Reasoned Denial – RTI or FOI refusals must cite Section 8(1)(d) with justification.
Limited Disclosure – Aggregate or redacted information may be shared without compromising secrecy.
Contractual Protection – Use non-disclosure agreements (NDAs) for third-party sharing.
Judicial Review – Courts examine whether withholding is justified and proportionate.
Landmark Case Laws
1. Central Board of Secondary Education v. Aditya Bandopadhyay, (2011) 8 SCC 497
Principle:
Trade secrets or confidential information must be carefully distinguished from information required in public interest.
Relevance:
Information on exam questions was withheld as it would compromise confidentiality and integrity.
2. Secretary, Ministry of Defence v. Babloo Sibal, AIR 2019 SC 1052
Principle:
Exemptions under RTI for commercial or confidential information must be narrowly interpreted.
Relevance:
The court emphasized protecting sensitive information without unnecessarily restricting transparency.
3. Union of India v.

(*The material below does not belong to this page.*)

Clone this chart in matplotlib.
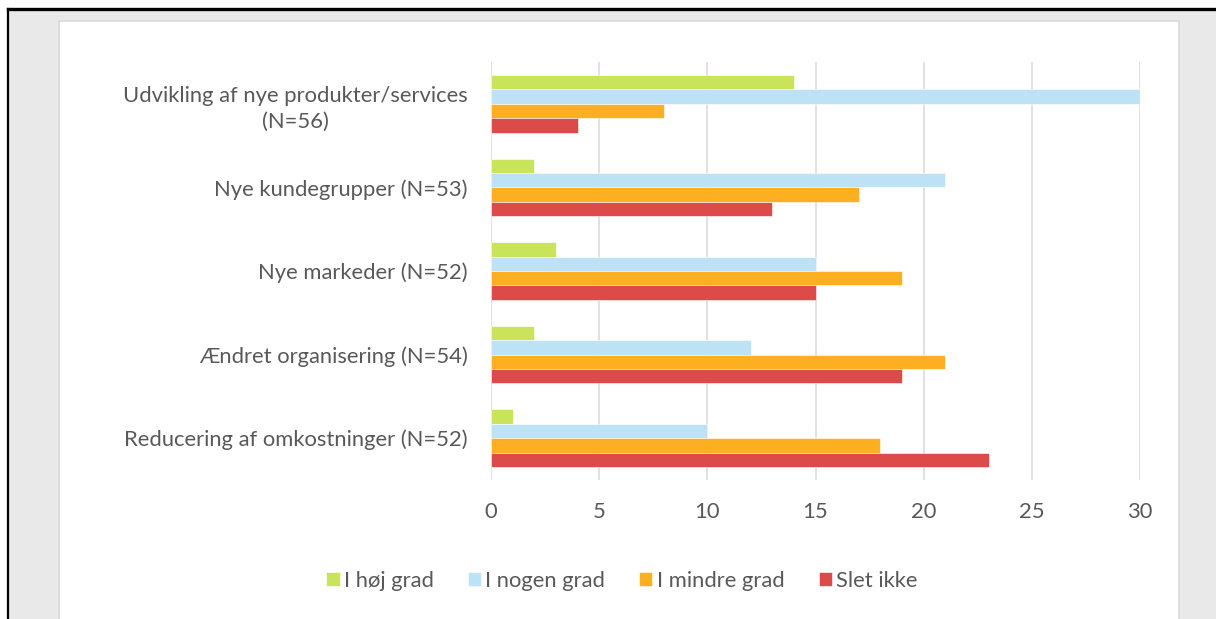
import matplotlib
matplotlib.use("Agg")
import matplotlib.pyplot as plt
from matplotlib.patches import Rectangle
import numpy as np

categories = [
    "Udvikling af nye produkter/services\n(N=56)",
    "Nye kundegrupper (N=53)",
    "Nye markeder (N=52)",
    "Ændret organisering (N=54)",
    "Reducering af omkostninger (N=52)",
]
series_names = ["I høj grad", "I nogen grad", "I mindre grad", "Slet ikke"]
hoj_grad = [14, 2, 3, 2, 1]
nogen_grad = [30, 21, 15, 12, 10]
mindre_grad = [8, 17, 19, 21, 18]
slet_ikke = [4, 13, 15, 19, 23]
x_ticks = [0, 5, 10, 15, 20, 25, 30]

colors = ["#C9E35B", "#BEE2F5", "#FDAF22", "#DC4A4A"]
text_color = "#595959"
font = ["Lato", "DejaVu Sans"]
fsize = 15.8

W, H = 1216, 619
fig = plt.figure(figsize=(W / 100, H / 100), dpi=100)
fig.patch.set_facecolor("white")

# outer frame: grey backdrop with black top/left rules
fig.add_artist(Rectangle((9 / W, 0), 1 - 9 / W, 1 - 10 / H, transform=fig.transFigure,
                         facecolor="#E9E9E9", edgecolor="none", zorder=0))
fig.add_artist(plt.Line2D([8 / W, 8 / W], [0, 1 - 8.5 / H], transform=fig.transFigure,
                          color="black", lw=1.6, zorder=1))
fig.add_artist(plt.Line2D([8 / W, 1], [1 - 8.5 / H, 1 - 8.5 / H], transform=fig.transFigure,
                          color="black", lw=2.4, zorder=1))
# white chart panel
fig.add_artist(Rectangle((59 / W, -0.01), (1179 - 59) / W, 1 - 20.5 / H + 0.01,
                         transform=fig.transFigure, facecolor="white",
                         edgecolor="#D9D9D9", lw=1.2, zorder=1))

ax = fig.add_axes([491 / W, 1 - 480 / H, (1140 - 491) / W, (480 - 62) / H])
ax.set_facecolor("none")
ax.set_zorder(2)

series = [hoj_grad, nogen_grad, mindre_grad, slet_ikke]
n_cat = len(categories)
y = np.arange(n_cat)
bar_h = 0.172
offsets = (np.arange(4) - 1.5) * bar_h
for vals, name, col, off in zip(series, series_names, colors, offsets):
    ax.barh(y + off, vals, height=bar_h, color=col, label=name,
            edgecolor="white", linewidth=0.4, zorder=3)

ax.set_xlim(0, 30)
ax.set_ylim(n_cat - 0.5, -0.5)
ax.set_xticks(x_ticks)
ax.set_xticklabels([str(t) for t in x_ticks])
ax.set_yticks(y)
ax.set_yticklabels(categories, ha="right", multialignment="center",
                   linespacing=1.4)
ax.xaxis.grid(True, color="#D9D9D9", lw=1.1, zorder=0)
ax.set_axisbelow(True)
for s in ax.spines.values():
    s.set_visible(False)
ax.tick_params(axis="both", length=0, colors=text_color, labelsize=fsize)
ax.tick_params(axis="x", pad=16)
ax.tick_params(axis="y", pad=(491 - 468) * 72 / 100)
for lab in ax.get_yticklabels() + ax.get_xticklabels():
    lab.set_fontfamily(font)
    lab.set_color(text_color)

leg = fig.legend(loc="center", bbox_to_anchor=(622 / W, 1 - 581 / H), ncol=4,
                 frameon=False, handlelength=0.6, handleheight=0.6,
                 handletextpad=0.2, columnspacing=1.55,
                 prop={"family": font, "size": fsize})
for t in leg.get_texts():
    t.set_color(text_color)

fig.savefig("out.png", dpi=100)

Association for Democratic Reforms, (2002) 5 SCC 294
Principle:
Public interest may require disclosure even if certain information is private, but purely commercial secrets can remain protected.
Relevance:
Disclosure is not absolute; commercial secrets may be exempted under RTI Section 8(1)(d).
4. PUCL v. Union of India, AIR 2003 SC 2363
Principle:
Transparency must not override legitimate commercial or industrial confidentiality.
Relevance:
Exemptions must balance public scrutiny with commercial harm prevention.
5. Tata Sons Ltd. v. Greenpeace International, 2011 (Bombay HC)
Principle:
Courts can restrain disclosure of confidential business information where it would cause commercial harm.
Relevance:
Establishes judicial enforcement of commercial confidentiality outside RTI context.
6. Indian Oil Corporation Ltd. v. NEPC India Ltd., AIR 1999 Delhi 97
Principle:
Trade secrets and technical information are protected under contractual and statutory obligations.
Relevance:
Courts recognize the need to safeguard commercially sensitive information during disputes.
7. Sahara India Real Estate Corp. v. SEBI, (2012) 10 SCC 603
Principle:
Information relating to corporate finances and internal operations may be withheld if disclosure harms competitive standing.
Relevance:
Regulators must balance transparency with protection of commercially sensitive corporate data.
Best Practices for Protecting Commercial Secrets in Public Sector
Legal Review Before Disclosure – RTI/FOI requests should be vetted for commercial sensitivity.
Redaction and Summarization – Provide information in aggregate or anonymized form.
Contractual Safeguards – Include confidentiality clauses in contracts with private partners.
Internal Protocols – Maintain clear guidelines for identifying commercial secrets.
Training Officials – Educate officers handling FOI requests about exemptions and risks.
Judicial Compliance – Ensure refusals are legally defensible and documented.
Summary Table
| Aspect | Case Law | Legal Principle |
|---|---|---|
| Exam confidentiality | CBSE v. Aditya Bandopadhyay | Protect sensitive exam material |
| RTI exemptions | MoD v. Babloo Sibal | Narrowly interpret exemptions for commercial info |
| Public interest vs secrecy | ADR v. Union of India | Balance public interest and commercial confidentiality |
| Legitimate commercial protection | PUCL v. Union of India | Prevent disclosure that causes commercial harm |
| Judicial enforcement | Tata Sons v. Greenpeace | Courts can restrain disclosure of trade secrets |
| Technical info protection | Indian Oil v. NEPC | Safeguard trade secrets in disputes |
| Regulatory balance | Sahara India v. SEBI | Protect corporate competitive standing |
Key Takeaways
Commercial secrets are legally protected confidential information that provides competitive advantage.
RTI Section 8(1)(d) explicitly exempts commercial or trade secrets from disclosure.
Courts emphasize narrow interpretation and balancing against public interest.
Redaction, limited disclosure, and anonymization are key strategies.
Legal and procedural safeguards are essential for corporate and PSU governance.
Effective protection encourages innovation, investment, and fair competition.